Thursday, October 13, 2011

Bad Childhood Good Life

I recently told some lecturers that social services often involve the crippled helping the crippled (not least because social service workers are often overwhelmed and undercared for by the organisations where they work). They nodded in unison: perhaps I articulated an obvious point. It has crossed my mind that TV programmes  like 'The Naked Chef', and 'How to Look Good Naked' could spin off a possible reality TV show about social workers that could be titled 'The Naked People Helper'. It would show how, apart from being employed and better educated, the line that divides the social service helper and client is precarious.

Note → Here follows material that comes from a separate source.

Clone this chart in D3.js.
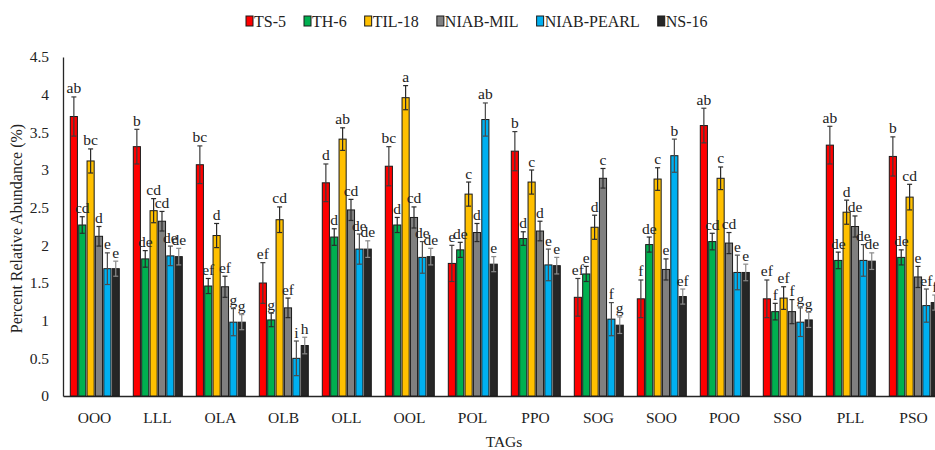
<!DOCTYPE html>
<html>
<head>
<meta charset="utf-8">
<script src="https://cdn.jsdelivr.net/npm/d3@7"></script>
<style>
  html, body { margin: 0; padding: 0; background: #fff; }
  svg { display: block; font-family: "Liberation Serif", "Times New Roman", serif; }
</style>
</head>
<body>
<svg id="chart" width="935" height="450"></svg>
<script>
// TAG species on the x axis
const categories = ["OOO", "LLL", "OLA", "OLB", "OLL", "OOL", "POL", "PPO", "SOG", "SOO", "POO", "SSO", "PLL", "PSO"];

// Cultivars (one bar per cultivar inside each TAG group)
const seriesNames = ["TS-5", "TH-6", "TIL-18", "NIAB-MIL", "NIAB-PEARL", "NS-16"];
const seriesColors = ["#FF0000", "#00B050", "#FFC000", "#808080", "#00B0F0", "#262626"];

// Mean percent relative abundance per cultivar, in category order
const ts5       = [3.71, 3.31, 3.07, 1.50, 2.83, 3.05, 1.76, 3.25, 1.31, 1.29, 3.59, 1.29, 3.33, 3.18];
const th6       = [2.27, 1.82, 1.46, 1.01, 2.11, 2.27, 1.94, 2.09, 1.62, 2.01, 2.05, 1.12, 1.80, 1.84];
const til18     = [3.12, 2.46, 2.13, 2.34, 3.41, 3.96, 2.68, 2.84, 2.24, 2.88, 2.89, 1.30, 2.44, 2.64];
const niabMil   = [2.12, 2.32, 1.45, 1.17, 2.47, 2.37, 2.17, 2.19, 2.89, 1.68, 2.03, 1.12, 2.25, 1.58];
const niabPearl = [1.69, 1.86, 0.98, 0.50, 1.95, 1.84, 3.67, 1.74, 1.02, 3.19, 1.64, 0.98, 1.80, 1.20];
const ns16      = [1.69, 1.85, 0.98, 0.67, 1.95, 1.85, 1.75, 1.73, 0.94, 1.32, 1.64, 1.01, 1.79, 1.24];

// Standard errors
const ts5Err       = [0.26, 0.23, 0.25, 0.27, 0.25, 0.26, 0.24, 0.26, 0.25, 0.25, 0.23, 0.25, 0.25, 0.26];
const th6Err       = [0.11, 0.11, 0.10, 0.09, 0.11, 0.10, 0.10, 0.09, 0.10, 0.10, 0.11, 0.11, 0.11, 0.10];
const til18Err     = [0.16, 0.16, 0.16, 0.17, 0.15, 0.16, 0.16, 0.16, 0.16, 0.15, 0.15, 0.15, 0.16, 0.17];
const niabMilErr   = [0.13, 0.13, 0.14, 0.13, 0.14, 0.14, 0.12, 0.13, 0.13, 0.14, 0.14, 0.16, 0.14, 0.14];
const niabPearlErr = [0.21, 0.13, 0.18, 0.23, 0.20, 0.21, 0.22, 0.21, 0.22, 0.22, 0.23, 0.19, 0.21, 0.22];
const ns16Err      = [0.10, 0.11, 0.10, 0.11, 0.11, 0.11, 0.10, 0.11, 0.11, 0.10, 0.11, 0.10, 0.11, 0.10];

// Significance letters
const ts5Sig       = ["ab", "b", "bc", "ef", "d", "bc", "e", "b", "ef", "f", "ab", "ef", "ab", "b"];
const th6Sig       = ["cd", "de", "ef", "g", "d", "d", "de", "d", "e", "de", "cd", "f", "de", "de"];
const til18Sig     = ["bc", "cd", "d", "cd", "ab", "a", "c", "c", "d", "c", "c", "ef", "d", "cd"];
const niabMilSig   = ["d", "cd", "ef", "ef", "cd", "cd", "d", "d", "c", "e", "cd", "f", "de", "e"];
const niabPearlSig = ["e", "de", "g", "i", "de", "de", "ab", "e", "f", "b", "e", "g", "de", "ef"];
const ns16Sig      = ["e", "de", "g", "h", "de", "de", "e", "e", "g", "ef", "e", "g", "de", "f"];

const yTicks = [0, 0.5, 1, 1.5, 2, 2.5, 3, 3.5, 4, 4.5];

const seriesValues = [ts5, th6, til18, niabMil, niabPearl, ns16];
const seriesErrors = [ts5Err, th6Err, til18Err, niabMilErr, niabPearlErr, ns16Err];
const seriesSig = [ts5Sig, th6Sig, til18Sig, niabMilSig, niabPearlSig, ns16Sig];

const svg = d3.select("#chart");
const plotLeft = 63, plotRight = 945, plotTop = 57, plotBottom = 396;

const x0 = d3.scaleBand().domain(categories).range([plotLeft, plotRight]).padding(0);
const x1 = d3.scaleBand().domain(seriesNames).range([7.3, 56.3]).paddingInner(0.15).paddingOuter(0);
const y = d3.scaleLinear().domain([0, 4.5]).range([plotBottom, plotTop]);

// Flattened records for drawing
const records = [];
seriesNames.forEach((s, si) => {
  categories.forEach((c, ci) => {
    records.push({
      series: s, si, cat: c,
      value: seriesValues[si][ci],
      err: seriesErrors[si][ci],
      sig: seriesSig[si][ci]
    });
  });
});

// Axes
const yAxis = d3.axisLeft(y).tickValues(yTicks).tickSize(0).tickPadding(14).tickFormat(d => String(d));
const gy = svg.append("g").attr("transform", `translate(${plotLeft},0)`).call(yAxis);
gy.select(".domain").attr("stroke", "#262626").attr("stroke-width", 1.3);
gy.selectAll("text").attr("font-family", "Liberation Serif").attr("font-size", 15.5).attr("fill", "#222");

const xAxis = d3.axisBottom(x0).tickSize(0).tickPadding(16);
const gx = svg.append("g").attr("transform", `translate(0,${plotBottom})`).call(xAxis);
gx.select(".domain").attr("stroke", "#262626").attr("stroke-width", 1.6);
gx.selectAll("text").attr("font-family", "Liberation Serif").attr("font-size", 15.5).attr("fill", "#222");

// Bars
const barX = d => x0(d.cat) + x1(d.series);
const bw = x1.bandwidth();

svg.append("g").selectAll("rect").data(records).join("rect")
  .attr("x", barX)
  .attr("y", d => y(d.value))
  .attr("width", bw)
  .attr("height", d => y(0) - y(d.value))
  .attr("fill", d => seriesColors[d.si])
  .attr("stroke", "#1a1a1a")
  .attr("stroke-width", 1);

// Error bars with caps at both ends
const errColors = ["#3c3c3c", "#2a2a2a", "#2a2a2a", "#2a2a2a", "#4a4a4a", "#8a8a8a"];
const eg = svg.append("g");
records.forEach(d => {
  const cx = barX(d) + bw / 2;
  const y1 = y(d.value + d.err), y2 = y(d.value - d.err);
  const col = errColors[d.si];
  eg.append("line").attr("x1", cx).attr("x2", cx).attr("y1", y1).attr("y2", y2)
    .attr("stroke", col).attr("stroke-width", 1.2);
  [y1, y2].forEach(yy => {
    eg.append("line").attr("x1", cx - 2.5).attr("x2", cx + 2.5).attr("y1", yy).attr("y2", yy)
      .attr("stroke", col).attr("stroke-width", 1.2);
  });
});

// Significance letters
svg.append("g").selectAll("text").data(records).join("text")
  .attr("x", d => barX(d) + bw / 2)
  .attr("y", d => y(d.value + d.err) - 3.5)
  .attr("text-anchor", "middle")
  .attr("font-size", 15.5)
  .attr("fill", "#222")
  .text(d => d.sig);

// Axis titles
svg.append("text")
  .attr("transform", `translate(22,${(plotTop + plotBottom) / 2 + 2}) rotate(-90)`)
  .attr("text-anchor", "middle")
  .attr("font-size", 16)
  .attr("fill", "#222")
  .text("Percent Relative Abundance (%)");

svg.append("text")
  .attr("x", (plotLeft + plotRight) / 2)
  .attr("y", 447)
  .attr("text-anchor", "middle")
  .attr("font-size", 15.5)
  .attr("fill", "#222")
  .text("TAGs");

// Legend
const lg = svg.append("g");
let lx = 246;
seriesNames.forEach((s, i) => {
  lg.append("rect").attr("x", lx).attr("y", 16).attr("width", 7).attr("height", 10)
    .attr("fill", seriesColors[i]).attr("stroke", "#1a1a1a").attr("stroke-width", 1);
  const t = lg.append("text").attr("x", lx + 8).attr("y", 27)
    .attr("font-size", 16).attr("fill", "#222").text(s);
  lx += 8 + t.node().getComputedTextLength() + 18;
});
</script>
</body>
</html>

There's no place that makes one feel more naked and vulnerable than the path of childhood reminiscence that involves parents who are frankly, incompetent, even abusive. Bad Childhood Good Life is filled with on-air advice given by the straight-talking Dr Laura Schlessinger to men and women who still hold onto some childish ideals about their parents and families in a way that hinder their own lives and families.

Many callers share similar struggles of trying harder to please and appease a difficult and abusive parent, hoping that one day, they will succeed in being the good child, approved by their parents. Others hang on to highly dysfunctional relationships because they transfer their early experiences with unloving parents to all other relationships and keep themselves locked in a victim's role.

This book hands out the promise 'How to Blossom and Thrive in Spite of an Unhappy Childhood' and delivers it well! The chapter 'Closure Versus Resilience' debunks the popular myth that every conflict requires a closure when some closures can be more harmful than the conflict itself. Another chapter, 'Never Seek Love from the Devil', deals with the illusions adult children have about their maladjusted parents who simply can never love them back. 'About Your Parents' tackles the uncomfortable topic of honouring parents who are simply unfit to be parents. It includes letters from two adult children who have come through bad childhood with wounds to show but without the pus of bitterness and unforgiveness - crippled but healed. Clearly, dealing with a painful truth is more liberating than holding onto fallacies to resolve the disparity between ideals and experiences.


Where you can get it: S$24.00 Kinokuniya
Level of impact: It is being circulated among family and friends.
Timing of book: Perennially relevant!